_What this task involves_
Pictures within the data are to be left out; everything else must be reproduced exactly.

[Begin Collected material]

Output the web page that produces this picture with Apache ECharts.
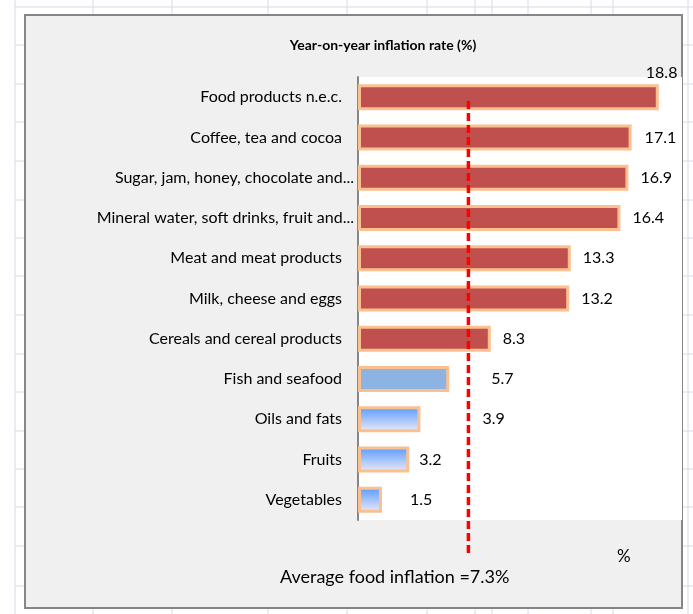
<!DOCTYPE html>
<html>
<head>
<meta charset="utf-8">
<script src="https://cdn.jsdelivr.net/npm/echarts@6/dist/echarts.min.js"></script>
<style>
  html, body { margin: 0; padding: 0; background: #fff; }
  #chart { width: 693px; height: 614px; }
</style>
</head>
<body>
<div id="chart"></div>
<script>
// data
const categories = [
  'Food products n.e.c.',
  'Coffee, tea and cocoa',
  'Sugar, jam, honey, chocolate and...',
  'Mineral water, soft drinks, fruit and...',
  'Meat and meat products',
  'Milk, cheese and eggs',
  'Cereals and cereal products',
  'Fish and seafood',
  'Oils and fats',
  'Fruits',
  'Vegetables'
]
const inflation = [18.8, 17.1, 16.9, 16.4, 13.3, 13.2, 8.3, 5.7, 3.9, 3.2, 1.5]
const avgInflation = 7.3
const avgLineAt = 6.9 // where the dashed line actually sits on the scale

const FONT = "Lato, 'DejaVu Sans Condensed', sans-serif"
const BORDER = '#fac090'

// labels that were dragged around by hand in the original
const labelOffsets = { 0: [-25, -24], 1: [1, 0], 7: [30, 0], 8: [50, 0], 9: [-2, 0], 10: [16, 0] }

const blueGradient = new echarts.graphic.LinearGradient(0, 0, 0, 1, [
  { offset: 0, color: '#5599ff' },
  { offset: 1, color: '#f2ecf6' }
])

const barFill = (i) => {
  if (i < 7) return '#c0504d'
  if (i === 7) return '#8db3e2'
  return blueGradient
}

const barData = inflation.map((v, i) => ({
  value: v,
  itemStyle: { color: barFill(i) },
  label: { offset: labelOffsets[i] || [0, 0] }
}))

// spreadsheet cell lines behind the chart object
const colLines = [15, 93, 172, 268, 347, 427, 475, 492, 528, 591, 613, 688]
const rowLines = [7, 45, 84, 122, 161, 200, 238, 276, 315, 354, 392, 431, 469, 507, 546, 586]
const sheet = []
colLines.forEach(x => sheet.push({
  type: 'line', z: -10, silent: true,
  shape: { x1: x, y1: 0, x2: x, y2: 614 },
  style: { stroke: '#d4dbe8', lineWidth: 1 }
}))
rowLines.forEach(y => sheet.push({
  type: 'line', z: -10, silent: true,
  shape: { x1: 15, y1: y, x2: 693, y2: y },
  style: { stroke: '#d4dbe8', lineWidth: 1 }
}))

const chart = echarts.init(document.getElementById('chart'), null, { renderer: 'canvas' })

const option = {
  animation: false,
  backgroundColor: '#fff',
  graphic: [
    ...sheet,
    {
      type: 'rect', z: -5, silent: true,
      shape: { x: 25, y: 15, width: 657, height: 593 },
      style: { fill: '#f0f0f0', stroke: '#868686', lineWidth: 2 }
    },
    {
      type: 'text', silent: true, x: 383, y: 45,
      style: {
        text: 'Year-on-year inflation rate (%)', font: 'bold 14px ' + FONT, fill: '#000',
        align: 'center', verticalAlign: 'middle'
      }
    },
    {
      type: 'text', silent: true, x: 280, y: 577,
      style: {
        text: 'Average food inflation =' + avgInflation + '%', font: '18px ' + FONT, fill: '#000',
        verticalAlign: 'middle'
      }
    },
    {
      type: 'text', silent: true, x: 617, y: 557,
      style: { text: '%', font: '17px ' + FONT, fill: '#000', verticalAlign: 'middle' }
    }
  ],
  grid: [
    { left: 358, right: 11, top: 77, height: 443, show: true, backgroundColor: '#fff', borderWidth: 0 },
    { left: 358, right: 11, top: 100, bottom: 61 }
  ],
  xAxis: [
    { type: 'value', gridIndex: 0, min: 0, max: 20.25, show: false },
    { type: 'value', gridIndex: 1, min: 0, max: 20.25, show: false }
  ],
  yAxis: [
    {
      type: 'category',
      gridIndex: 0,
      inverse: true,
      data: categories,
      axisLine: { show: true, lineStyle: { color: '#868686', width: 2 } },
      axisTick: { show: false },
      axisLabel: {
        margin: 4,
        color: '#000',
        fontFamily: FONT,
        fontSize: 16,
        formatter: (v) => v.endsWith('...') ? '{t|' + v + '}' : '{n|' + v + '}',
        rich: {
          t: { fontFamily: FONT, fontSize: 16, color: '#000' },
          n: { fontFamily: FONT, fontSize: 16, color: '#000', padding: [0, 12, 0, 0] }
        }
      }
    },
    { type: 'value', gridIndex: 1, min: 0, max: 1, show: false }
  ],
  series: [
    {
      type: 'bar',
      xAxisIndex: 0,
      yAxisIndex: 0,
      barWidth: 26,
      data: barData,
      itemStyle: { borderColor: BORDER, borderWidth: 3 },
      label: {
        show: true,
        position: 'right',
        distance: 12,
        color: '#000',
        fontFamily: FONT,
        fontSize: 16
      }
    },
    {
      type: 'line',
      xAxisIndex: 1,
      yAxisIndex: 1,
      showSymbol: false,
      z: 5,
      data: [[avgLineAt, 0], [avgLineAt, 1]],
      lineStyle: { color: '#ff0000', width: 3.5, type: [8, 4] }
    }
  ]
}

chart.setOption(option)
</script>
</body>
</html>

[End Collected material]

_Answer to the task_
Output the web page that produces this picture with Apache ECharts.
<!DOCTYPE html>
<html>
<head>
<meta charset="utf-8">
<script src="https://cdn.jsdelivr.net/npm/echarts@6/dist/echarts.min.js"></script>
<style>
  html, body { margin: 0; padding: 0; background: #fff; }
  #chart { width: 693px; height: 614px; }
</style>
</head>
<body>
<div id="chart"></div>
<script>
// data
const categories = [
  'Food products n.e.c.',
  'Coffee, tea and cocoa',
  'Sugar, jam, honey, chocolate and...',
  'Mineral water, soft drinks, fruit and...',
  'Meat and meat products',
  'Milk, cheese and eggs',
  'Cereals and cereal products',
  'Fish and seafood',
  'Oils and fats',
  'Fruits',
  'Vegetables'
]
const inflation = [18.8, 17.1, 16.9, 16.4, 13.3, 13.2, 8.3, 5.7, 3.9, 3.2, 1.5]
const avgInflation = 7.3
const avgLineAt = 6.9 // where the dashed line actually sits on the scale

const FONT = "Lato, 'DejaVu Sans Condensed', sans-serif"
const BORDER = '#fac090'

// labels that were dragged around by hand in the original
const labelOffsets = { 0: [-25, -24], 1: [1, 0], 7: [30, 0], 8: [50, 0], 9: [-2, 0], 10: [16, 0] }

const blueGradient = new echarts.graphic.LinearGradient(0, 0, 0, 1, [
  { offset: 0, color: '#5599ff' },
  { offset: 1, color: '#f2ecf6' }
])

const barFill = (i) => {
  if (i < 7) return '#c0504d'
  if (i === 7) return '#8db3e2'
  return blueGradient
}

const barData = inflation.map((v, i) => ({
  value: v,
  itemStyle: { color: barFill(i) },
  label: { offset: labelOffsets[i] || [0, 0] }
}))

// spreadsheet cell lines behind the chart object
const colLines = [15, 93, 172, 268, 347, 427, 475, 492, 528, 591, 613, 688]
const rowLines = [7, 45, 84, 122, 161, 200, 238, 276, 315, 354, 392, 431, 469, 507, 546, 586]
const sheet = []
colLines.forEach(x => sheet.push({
  type: 'line', z: -10, silent: true,
  shape: { x1: x, y1: 0, x2: x, y2: 614 },
  style: { stroke: '#d4dbe8', lineWidth: 1 }
}))
rowLines.forEach(y => sheet.push({
  type: 'line', z: -10, silent: true,
  shape: { x1: 15, y1: y, x2: 693, y2: y },
  style: { stroke: '#d4dbe8', lineWidth: 1 }
}))

const chart = echarts.init(document.getElementById('chart'), null, { renderer: 'canvas' })

const option = {
  animation: false,
  backgroundColor: '#fff',
  graphic: [
    ...sheet,
    {
      type: 'rect', z: -5, silent: true,
      shape: { x: 25, y: 15, width: 657, height: 593 },
      style: { fill: '#f0f0f0', stroke: '#868686', lineWidth: 2 }
    },
    {
      type: 'text', silent: true, x: 383, y: 45,
      style: {
        text: 'Year-on-year inflation rate (%)', font: 'bold 14px ' + FONT, fill: '#000',
        align: 'center', verticalAlign: 'middle'
      }
    },
    {
      type: 'text', silent: true, x: 280, y: 577,
      style: {
        text: 'Average food inflation =' + avgInflation + '%', font: '18px ' + FONT, fill: '#000',
        verticalAlign: 'middle'
      }
    },
    {
      type: 'text', silent: true, x: 617, y: 557,
      style: { text: '%', font: '17px ' + FONT, fill: '#000', verticalAlign: 'middle' }
    }
  ],
  grid: [
    { left: 358, right: 11, top: 77, height: 443, show: true, backgroundColor: '#fff', borderWidth: 0 },
    { left: 358, right: 11, top: 100, bottom: 61 }
  ],
  xAxis: [
    { type: 'value', gridIndex: 0, min: 0, max: 20.25, show: false },
    { type: 'value', gridIndex: 1, min: 0, max: 20.25, show: false }
  ],
  yAxis: [
    {
      type: 'category',
      gridIndex: 0,
      inverse: true,
      data: categories,
      axisLine: { show: true, lineStyle: { color: '#868686', width: 2 } },
      axisTick: { show: false },
      axisLabel: {
        margin: 4,
        color: '#000',
        fontFamily: FONT,
        fontSize: 16,
        formatter: (v) => v.endsWith('...') ? '{t|' + v + '}' : '{n|' + v + '}',
        rich: {
          t: { fontFamily: FONT, fontSize: 16, color: '#000' },
          n: { fontFamily: FONT, fontSize: 16, color: '#000', padding: [0, 12, 0, 0] }
        }
      }
    },
    { type: 'value', gridIndex: 1, min: 0, max: 1, show: false }
  ],
  series: [
    {
      type: 'bar',
      xAxisIndex: 0,
      yAxisIndex: 0,
      barWidth: 26,
      data: barData,
      itemStyle: { borderColor: BORDER, borderWidth: 3 },
      label: {
        show: true,
        position: 'right',
        distance: 12,
        color: '#000',
        fontFamily: FONT,
        fontSize: 16
      }
    },
    {
      type: 'line',
      xAxisIndex: 1,
      yAxisIndex: 1,
      showSymbol: false,
      z: 5,
      data: [[avgLineAt, 0], [avgLineAt, 1]],
      lineStyle: { color: '#ff0000', width: 3.5, type: [8, 4] }
    }
  ]
}

chart.setOption(option)
</script>
</body>
</html>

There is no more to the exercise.